PROMPT: Extract only the lines running from the top of the entries to the line that holds "plt.rcParams['mathtext.bf'] = 'Liberation". Include that line and omit the pictures.

EXERCISE MATERIALS:
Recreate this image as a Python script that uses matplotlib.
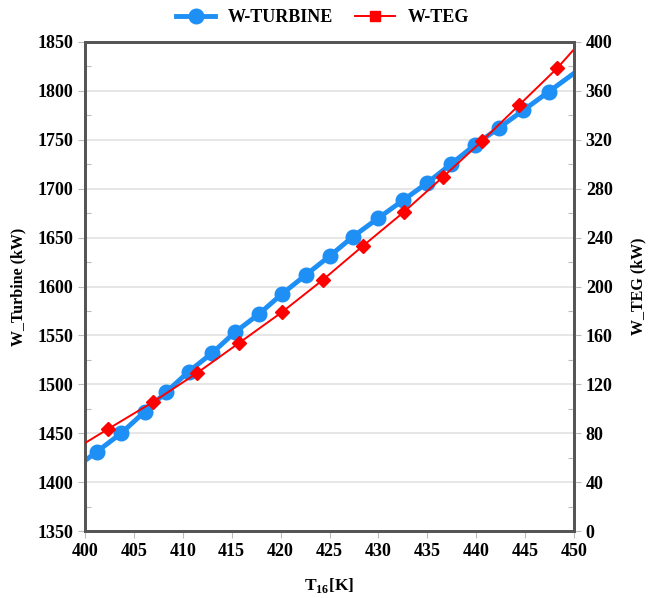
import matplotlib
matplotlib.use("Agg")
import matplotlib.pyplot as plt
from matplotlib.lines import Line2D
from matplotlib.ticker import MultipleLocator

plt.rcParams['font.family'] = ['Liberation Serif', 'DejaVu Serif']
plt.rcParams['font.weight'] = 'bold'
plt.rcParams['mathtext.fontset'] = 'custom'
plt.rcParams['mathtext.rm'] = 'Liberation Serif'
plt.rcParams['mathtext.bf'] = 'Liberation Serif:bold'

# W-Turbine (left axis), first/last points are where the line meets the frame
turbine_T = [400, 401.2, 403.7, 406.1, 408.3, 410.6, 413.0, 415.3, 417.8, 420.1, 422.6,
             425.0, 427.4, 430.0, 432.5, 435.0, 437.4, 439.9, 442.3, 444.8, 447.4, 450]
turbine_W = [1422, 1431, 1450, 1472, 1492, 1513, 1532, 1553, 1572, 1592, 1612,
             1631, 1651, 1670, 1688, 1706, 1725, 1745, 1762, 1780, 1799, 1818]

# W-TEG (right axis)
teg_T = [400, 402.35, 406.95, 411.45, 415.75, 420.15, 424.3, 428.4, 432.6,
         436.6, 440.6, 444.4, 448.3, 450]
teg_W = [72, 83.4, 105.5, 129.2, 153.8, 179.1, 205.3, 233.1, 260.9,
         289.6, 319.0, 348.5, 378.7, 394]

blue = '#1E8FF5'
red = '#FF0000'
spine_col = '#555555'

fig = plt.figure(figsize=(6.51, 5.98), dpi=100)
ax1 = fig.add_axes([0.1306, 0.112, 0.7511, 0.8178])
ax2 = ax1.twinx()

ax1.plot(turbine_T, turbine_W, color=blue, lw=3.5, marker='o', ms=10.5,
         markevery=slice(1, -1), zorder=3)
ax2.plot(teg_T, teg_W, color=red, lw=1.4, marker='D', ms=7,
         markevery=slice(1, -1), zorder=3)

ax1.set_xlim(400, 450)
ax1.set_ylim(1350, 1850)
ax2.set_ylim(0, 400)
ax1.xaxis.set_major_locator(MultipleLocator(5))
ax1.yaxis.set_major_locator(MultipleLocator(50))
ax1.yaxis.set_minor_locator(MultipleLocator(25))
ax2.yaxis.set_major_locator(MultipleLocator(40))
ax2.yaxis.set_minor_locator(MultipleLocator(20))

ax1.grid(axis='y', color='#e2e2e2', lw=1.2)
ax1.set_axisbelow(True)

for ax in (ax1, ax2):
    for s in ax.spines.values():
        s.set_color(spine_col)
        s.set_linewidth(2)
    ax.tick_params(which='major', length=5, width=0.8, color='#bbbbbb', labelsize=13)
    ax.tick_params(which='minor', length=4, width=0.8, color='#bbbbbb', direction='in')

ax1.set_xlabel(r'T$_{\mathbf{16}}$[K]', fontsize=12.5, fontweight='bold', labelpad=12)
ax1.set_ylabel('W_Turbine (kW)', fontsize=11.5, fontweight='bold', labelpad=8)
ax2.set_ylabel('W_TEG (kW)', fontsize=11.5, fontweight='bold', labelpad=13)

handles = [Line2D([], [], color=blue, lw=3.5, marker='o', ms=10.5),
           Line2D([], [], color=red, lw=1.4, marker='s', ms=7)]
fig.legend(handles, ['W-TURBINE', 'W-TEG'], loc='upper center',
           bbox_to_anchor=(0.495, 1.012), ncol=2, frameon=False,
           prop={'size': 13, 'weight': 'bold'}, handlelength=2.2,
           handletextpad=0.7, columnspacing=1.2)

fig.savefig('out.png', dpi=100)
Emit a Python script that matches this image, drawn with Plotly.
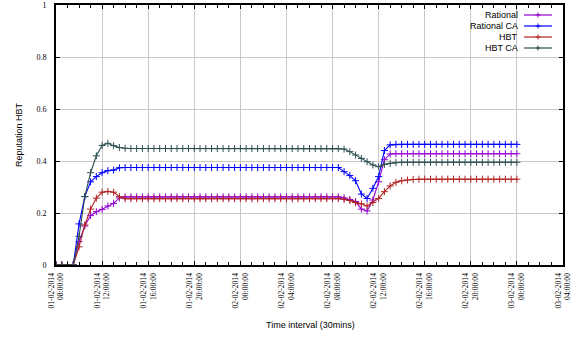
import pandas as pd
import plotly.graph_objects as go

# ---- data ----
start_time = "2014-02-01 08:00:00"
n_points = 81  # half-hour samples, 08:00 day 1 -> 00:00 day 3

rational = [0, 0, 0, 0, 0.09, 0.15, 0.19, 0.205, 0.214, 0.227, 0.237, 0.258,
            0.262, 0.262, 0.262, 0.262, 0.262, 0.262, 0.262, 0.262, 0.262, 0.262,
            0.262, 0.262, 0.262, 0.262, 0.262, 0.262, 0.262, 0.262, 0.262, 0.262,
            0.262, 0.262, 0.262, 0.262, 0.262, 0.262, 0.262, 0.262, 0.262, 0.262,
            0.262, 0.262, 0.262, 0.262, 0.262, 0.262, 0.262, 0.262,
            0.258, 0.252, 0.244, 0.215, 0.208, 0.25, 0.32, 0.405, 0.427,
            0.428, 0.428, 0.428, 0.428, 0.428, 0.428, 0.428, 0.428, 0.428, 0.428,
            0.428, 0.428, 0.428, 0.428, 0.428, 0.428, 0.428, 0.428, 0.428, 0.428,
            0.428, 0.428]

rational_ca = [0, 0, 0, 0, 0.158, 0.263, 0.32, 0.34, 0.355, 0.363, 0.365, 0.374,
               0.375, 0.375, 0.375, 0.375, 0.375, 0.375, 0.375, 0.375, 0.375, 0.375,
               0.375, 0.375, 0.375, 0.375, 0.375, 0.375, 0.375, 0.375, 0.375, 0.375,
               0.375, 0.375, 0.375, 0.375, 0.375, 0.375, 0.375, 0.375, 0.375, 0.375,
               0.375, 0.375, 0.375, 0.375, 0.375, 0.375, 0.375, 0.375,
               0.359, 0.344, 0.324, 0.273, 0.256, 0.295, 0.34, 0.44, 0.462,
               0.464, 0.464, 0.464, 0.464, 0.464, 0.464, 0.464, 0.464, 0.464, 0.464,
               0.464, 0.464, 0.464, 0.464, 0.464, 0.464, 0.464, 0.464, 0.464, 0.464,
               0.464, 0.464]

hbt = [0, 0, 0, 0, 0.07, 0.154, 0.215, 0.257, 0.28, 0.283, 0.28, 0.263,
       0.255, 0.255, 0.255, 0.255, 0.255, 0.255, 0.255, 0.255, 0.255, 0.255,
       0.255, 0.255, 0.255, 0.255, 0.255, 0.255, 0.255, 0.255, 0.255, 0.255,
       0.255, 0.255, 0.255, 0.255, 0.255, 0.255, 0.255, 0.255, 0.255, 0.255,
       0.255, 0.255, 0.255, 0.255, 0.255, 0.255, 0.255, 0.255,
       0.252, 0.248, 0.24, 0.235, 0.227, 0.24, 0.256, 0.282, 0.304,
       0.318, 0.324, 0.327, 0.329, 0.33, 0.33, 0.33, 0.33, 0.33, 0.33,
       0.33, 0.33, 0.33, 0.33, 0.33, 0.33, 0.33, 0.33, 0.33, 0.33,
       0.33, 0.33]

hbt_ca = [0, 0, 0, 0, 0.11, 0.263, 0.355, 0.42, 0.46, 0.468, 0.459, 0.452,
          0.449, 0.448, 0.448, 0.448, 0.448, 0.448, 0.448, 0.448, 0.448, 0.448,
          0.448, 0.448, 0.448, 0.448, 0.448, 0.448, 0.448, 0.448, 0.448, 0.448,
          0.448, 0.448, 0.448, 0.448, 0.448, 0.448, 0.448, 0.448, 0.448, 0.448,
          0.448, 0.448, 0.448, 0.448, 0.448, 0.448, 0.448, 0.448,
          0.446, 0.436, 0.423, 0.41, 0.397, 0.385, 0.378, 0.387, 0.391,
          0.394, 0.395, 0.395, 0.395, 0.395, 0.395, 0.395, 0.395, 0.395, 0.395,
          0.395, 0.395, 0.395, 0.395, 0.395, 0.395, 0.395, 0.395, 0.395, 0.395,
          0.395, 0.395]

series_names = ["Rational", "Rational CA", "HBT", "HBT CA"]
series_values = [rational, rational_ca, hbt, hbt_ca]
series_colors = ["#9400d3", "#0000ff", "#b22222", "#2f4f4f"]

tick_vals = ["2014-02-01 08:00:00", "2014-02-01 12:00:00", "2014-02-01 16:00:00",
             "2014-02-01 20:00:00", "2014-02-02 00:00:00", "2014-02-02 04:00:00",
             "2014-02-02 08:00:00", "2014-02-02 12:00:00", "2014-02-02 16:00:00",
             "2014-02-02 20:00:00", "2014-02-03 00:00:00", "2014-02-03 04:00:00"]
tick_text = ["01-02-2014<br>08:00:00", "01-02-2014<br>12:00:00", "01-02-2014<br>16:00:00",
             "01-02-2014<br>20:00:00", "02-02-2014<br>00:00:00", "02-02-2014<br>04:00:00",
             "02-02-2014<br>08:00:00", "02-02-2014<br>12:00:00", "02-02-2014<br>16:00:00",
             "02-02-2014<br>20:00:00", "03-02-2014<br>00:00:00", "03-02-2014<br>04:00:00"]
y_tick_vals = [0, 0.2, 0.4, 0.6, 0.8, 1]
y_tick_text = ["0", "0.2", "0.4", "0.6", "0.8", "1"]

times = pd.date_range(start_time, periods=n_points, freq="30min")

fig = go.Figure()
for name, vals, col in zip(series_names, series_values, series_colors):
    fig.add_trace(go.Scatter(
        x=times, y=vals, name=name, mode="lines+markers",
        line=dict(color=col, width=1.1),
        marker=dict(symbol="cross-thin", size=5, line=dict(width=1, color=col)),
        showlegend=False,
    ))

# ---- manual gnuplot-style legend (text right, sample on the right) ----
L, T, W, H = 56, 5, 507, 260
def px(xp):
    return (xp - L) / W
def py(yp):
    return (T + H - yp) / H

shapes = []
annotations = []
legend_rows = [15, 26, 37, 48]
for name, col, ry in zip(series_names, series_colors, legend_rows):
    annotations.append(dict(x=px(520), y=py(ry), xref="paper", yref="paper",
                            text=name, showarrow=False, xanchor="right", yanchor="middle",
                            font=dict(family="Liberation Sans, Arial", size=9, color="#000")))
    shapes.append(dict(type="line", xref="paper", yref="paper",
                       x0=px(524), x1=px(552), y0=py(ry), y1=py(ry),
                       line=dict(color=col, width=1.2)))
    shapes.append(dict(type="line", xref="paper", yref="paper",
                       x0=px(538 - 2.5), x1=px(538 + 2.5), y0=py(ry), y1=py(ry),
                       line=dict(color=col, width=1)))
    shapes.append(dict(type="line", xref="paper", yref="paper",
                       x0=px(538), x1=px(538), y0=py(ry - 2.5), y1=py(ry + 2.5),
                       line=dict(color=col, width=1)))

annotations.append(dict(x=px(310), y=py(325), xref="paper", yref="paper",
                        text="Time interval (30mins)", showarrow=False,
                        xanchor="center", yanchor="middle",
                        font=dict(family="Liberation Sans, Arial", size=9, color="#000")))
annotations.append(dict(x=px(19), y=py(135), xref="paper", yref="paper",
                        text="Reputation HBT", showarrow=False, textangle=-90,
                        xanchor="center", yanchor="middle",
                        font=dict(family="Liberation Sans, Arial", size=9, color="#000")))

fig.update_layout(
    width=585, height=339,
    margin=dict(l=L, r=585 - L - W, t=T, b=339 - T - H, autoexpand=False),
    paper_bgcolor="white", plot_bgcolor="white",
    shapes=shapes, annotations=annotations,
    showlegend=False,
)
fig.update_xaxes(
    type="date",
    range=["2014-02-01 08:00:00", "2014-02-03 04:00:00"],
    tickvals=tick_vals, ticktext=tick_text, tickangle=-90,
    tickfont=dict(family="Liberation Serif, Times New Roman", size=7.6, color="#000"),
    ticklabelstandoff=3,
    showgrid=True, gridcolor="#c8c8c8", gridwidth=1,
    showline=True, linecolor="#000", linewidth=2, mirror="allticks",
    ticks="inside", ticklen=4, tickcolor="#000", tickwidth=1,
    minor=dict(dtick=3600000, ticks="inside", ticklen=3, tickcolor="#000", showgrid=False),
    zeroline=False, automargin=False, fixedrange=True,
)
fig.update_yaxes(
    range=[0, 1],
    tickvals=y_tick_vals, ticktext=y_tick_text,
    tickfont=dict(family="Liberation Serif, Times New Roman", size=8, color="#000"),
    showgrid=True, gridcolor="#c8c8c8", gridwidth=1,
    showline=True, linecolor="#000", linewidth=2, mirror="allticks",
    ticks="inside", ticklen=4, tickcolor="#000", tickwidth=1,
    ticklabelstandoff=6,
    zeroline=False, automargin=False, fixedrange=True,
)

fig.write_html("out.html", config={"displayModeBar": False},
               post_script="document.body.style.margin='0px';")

WRITTEN ANSWER:
Recreate this image as a Python script that uses matplotlib.
import matplotlib
matplotlib.use("Agg")
import matplotlib.pyplot as plt
from matplotlib.lines import Line2D
from matplotlib.ticker import MultipleLocator

plt.rcParams['font.family'] = ['Liberation Serif', 'DejaVu Serif']
plt.rcParams['font.weight'] = 'bold'
plt.rcParams['mathtext.fontset'] = 'custom'
plt.rcParams['mathtext.rm'] = 'Liberation Serif'
plt.rcParams['mathtext.bf'] = 'Liberation Serif:bold'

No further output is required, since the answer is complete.